Okay, Sie haben sich entschieden. Mehr zu verdienen. Attraktiver zu werden. In jenem Stadtteil zu wohnen, wo Sie schon seit langem leben wollten. Cello spielen zu können. Endlich italienisch zu lernen. Wenn Sie wissen, was Sie wollen, setzen Sie sich Ziele. Aber nur solche, die realistisch sind, die Sie auch erreichen können. Wenn auch mit viel Aufwand und Anstrengung.

Legen Sie beruflich los, analysieren Sie, was Sie können und wo Sie besser werden müssen. Nutzen Sie alle Möglichkeiten, um besser zu werden, mehr zu leisten. Und laden Sie den Kollegen, den Sie beneidet haben, mal zum Bier ein, lernen Sie ihn kennen – und verbünden Sie sich im besten Fall mit ihm.

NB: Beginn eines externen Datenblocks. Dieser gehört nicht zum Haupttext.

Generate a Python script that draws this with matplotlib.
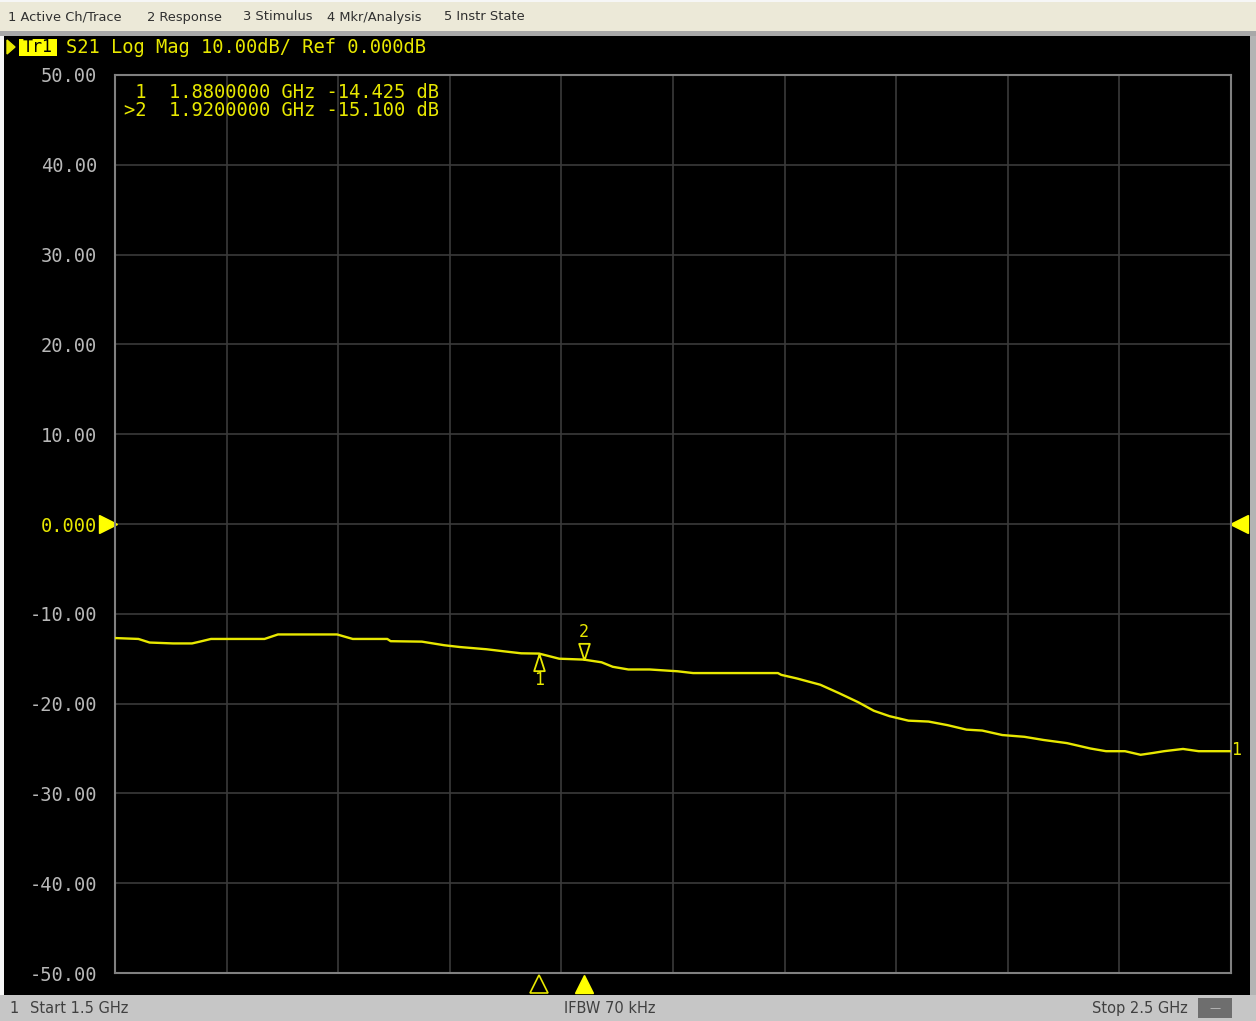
import matplotlib
matplotlib.use("Agg")
import matplotlib.pyplot as plt
from matplotlib.patches import Rectangle, Polygon
from matplotlib.transforms import blended_transform_factory

# S21 trace
freq_ghz = [1.500, 1.521, 1.531, 1.552, 1.569, 1.576, 1.586, 1.634, 1.646, 1.682,
            1.699, 1.713, 1.744, 1.747, 1.775, 1.795, 1.809, 1.833, 1.850, 1.864,
            1.880, 1.898, 1.920, 1.936, 1.946, 1.960, 1.979, 2.004, 2.018, 2.094,
            2.097, 2.111, 2.132, 2.149, 2.166, 2.180, 2.194, 2.211, 2.229, 2.246,
            2.263, 2.277, 2.295, 2.315, 2.332, 2.353, 2.374, 2.388, 2.405, 2.419,
            2.430, 2.440, 2.457, 2.471, 2.500]
s21_db = [-12.7, -12.8, -13.2, -13.3, -13.3, -13.1, -12.8, -12.8, -12.3, -12.3,
          -12.3, -12.8, -12.8, -13.05, -13.1, -13.5, -13.7, -13.95, -14.2, -14.4,
          -14.43, -15.0, -15.1, -15.4, -15.9, -16.2, -16.2, -16.4, -16.6, -16.6,
          -16.8, -17.2, -17.9, -18.85, -19.85, -20.8, -21.4, -21.9, -22.0, -22.4,
          -22.9, -23.0, -23.5, -23.7, -24.05, -24.4, -25.0, -25.3, -25.3, -25.7,
          -25.5, -25.3, -25.05, -25.3, -25.3]

marker_freq = [1.88, 1.92]
marker_db = [-14.425, -15.100]
marker_names = ["1", "2"]

y_ticks = [50, 40, 30, 20, 10, 0, -10, -20, -30, -40, -50]
y_labels = ["50.00", "40.00", "30.00", "20.00", "10.00", "0.000",
            "-10.00", "-20.00", "-30.00", "-40.00", "-50.00"]

menu_items = ["1 Active Ch/Trace", "2 Response", "3 Stimulus", "4 Mkr/Analysis", "5 Instr State"]
menu_x = [8, 147, 243, 327, 444]

YEL = "#e8e800"
GRID = "#3a3a3a"
MONO = "DejaVu Sans Mono"
FS = 13.5

W, H = 1256, 1021


def fx(px):
    return px / W


def fy(py):
    return 1 - py / H


def box(x0, y0, x1, y1, color, z=0):
    fig.add_artist(Rectangle((fx(x0), fy(y1)), fx(x1) - fx(x0), fy(y0) - fy(y1),
                             transform=fig.transFigure, facecolor=color,
                             edgecolor="none", zorder=z))


fig = plt.figure(figsize=(W / 100, H / 100), dpi=100, facecolor="#f6f6f6")

# window chrome
box(0, 2, W, 31, "#ece9d8")
box(0, 31, W, 36, "#a8a8a8")
box(4, 36, 1250, 995, "black")
box(1250, 36, W, 995, "#b4b4b4")
box(0, 995, W, H, "#c6c6c6")
box(1198, 998, 1232, 1018, "#6e6e6e")

for name, x in zip(menu_items, menu_x):
    fig.text(fx(x), fy(17), name, fontsize=9.4, color="#303030", va="center", ha="left")

fig.text(fx(9), fy(1008), "1", fontsize=10.5, color="#404040", va="center")
fig.text(fx(30), fy(1008), "Start 1.5 GHz", fontsize=10.5, color="#404040", va="center")
fig.text(fx(610), fy(1008), "IFBW 70 kHz", fontsize=10.5, color="#404040", va="center", ha="center")
fig.text(fx(1188), fy(1008), "Stop 2.5 GHz", fontsize=10.5, color="#404040", va="center", ha="right")
fig.text(fx(1215), fy(1008), "\u2014", fontsize=8, color="#c0c0c0", va="center", ha="center")

# trace header
fig.add_artist(Polygon([[fx(7), fy(40)], [fx(7), fy(54)], [fx(15), fy(47)]],
                       closed=True, transform=fig.transFigure, color=YEL))
box(19, 39, 57, 56, "#ffff00", z=1)
fig.text(fx(38), fy(47.5), "Tr1", family=MONO, fontsize=12, color="black",
         va="center", ha="center", zorder=2)
fig.text(fx(66), fy(47.5), "S21 Log Mag 10.00dB/ Ref 0.000dB", family=MONO,
         fontsize=FS, color=YEL, va="center", ha="left")

# plot area
ax = fig.add_axes([fx(115), fy(973), fx(1231) - fx(115), fy(75) - fy(973)])
ax.set_facecolor("black")
ax.set_xlim(1.5, 2.5)
ax.set_ylim(-50, 50)
ax.set_xticks([1.5 + 0.1 * i for i in range(11)])
ax.set_yticks(y_ticks)
ax.set_yticklabels(y_labels, family=MONO, fontsize=FS)
for lab, v in zip(ax.get_yticklabels(), y_ticks):
    lab.set_color(YEL if v == 0 else "#b8b8b8")
ax.tick_params(axis="y", length=0, pad=13)
ax.tick_params(axis="x", length=0, labelbottom=False)
ax.grid(True, color=GRID, linewidth=1.2)
for sp in ax.spines.values():
    sp.set_color("#808080")
    sp.set_linewidth(1.5)

ax.plot(freq_ghz, s21_db, color=YEL, linewidth=1.7, zorder=3)

# reference level arrows
tr = blended_transform_factory(ax.transAxes, ax.transData)
ax.plot([-0.0065], [0], marker=">", markersize=13, color="#ffff00", transform=tr, clip_on=False)
ax.plot([1.0075], [0], marker="<", markersize=13, color="#ffff00", transform=tr, clip_on=False)
ax.annotate("1", (1.0, s21_db[-1]), xycoords=tr, xytext=(0, 1), textcoords="offset points",
            family=MONO, fontsize=12, color=YEL, va="center", ha="left", annotation_clip=False)

# markers on trace
up_tri = [(0, 0), (-0.32, -1), (0.32, -1), (0, 0)]
down_tri = [(0, 0), (-0.32, 1), (0.32, 1), (0, 0)]
ax.plot([marker_freq[0]], [marker_db[0]], marker=up_tri, markersize=24, color=YEL,
        markerfacecolor="none", markeredgewidth=1.3, zorder=4)
ax.plot([marker_freq[1]], [marker_db[1]], marker=down_tri, markersize=24, color=YEL,
        markerfacecolor="none", markeredgewidth=1.3, zorder=4)
ax.annotate(marker_names[0], (marker_freq[0], marker_db[0]), xytext=(0, -19),
            textcoords="offset points", family=MONO, fontsize=12, color=YEL,
            ha="center", va="center")
ax.annotate(marker_names[1], (marker_freq[1], marker_db[1]), xytext=(0, 20),
            textcoords="offset points", family=MONO, fontsize=12, color=YEL,
            ha="center", va="center")

# marker position arrows under the grid
tb = blended_transform_factory(ax.transData, ax.transAxes)
ax.plot([marker_freq[0]], [-0.012], marker="^", markersize=13, color=YEL,
        markerfacecolor="none", markeredgewidth=1.2, transform=tb, clip_on=False)
ax.plot([marker_freq[1]], [-0.012], marker="^", markersize=13, color="#ffff00",
        transform=tb, clip_on=False)

# marker readout
rows = [" 1  {:.7f} GHz {:.3f} dB", ">2  {:.7f} GHz {:.3f} dB"]
for i, (fmt, f, v) in enumerate(zip(rows, marker_freq, marker_db)):
    fig.text(fx(124), fy(92 + 18 * i), fmt.format(f, v), family=MONO, fontsize=FS,
             color=YEL, va="center", ha="left")

fig.savefig("out.png", dpi=100, facecolor=fig.get_facecolor())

Nehmen Sie sich morgens die Stunde, um regelmäßig zu laufen. Melden Sie sich im Fitnessstudio an – und gehen Sie auch hin. Peitschen Sie Ihren inneren Schweinehund, wenn der nicht will. Sie müssen ihn besiegen. Auch beim Klavierunterricht und auf der Fremdsprachenakademie, wo Sie büffeln und hinterher noch spätabends Vokabeln lernen.

Ihre gesamten Anstrengungen könnten sogar zur heilsamen Überlegung führen, so Professor Rolf Haubl, „ob Sie nicht einen ganz anderen Lebensentwurf ausprobieren sollten, einen, der Sie glücklicher und zufriedener macht“.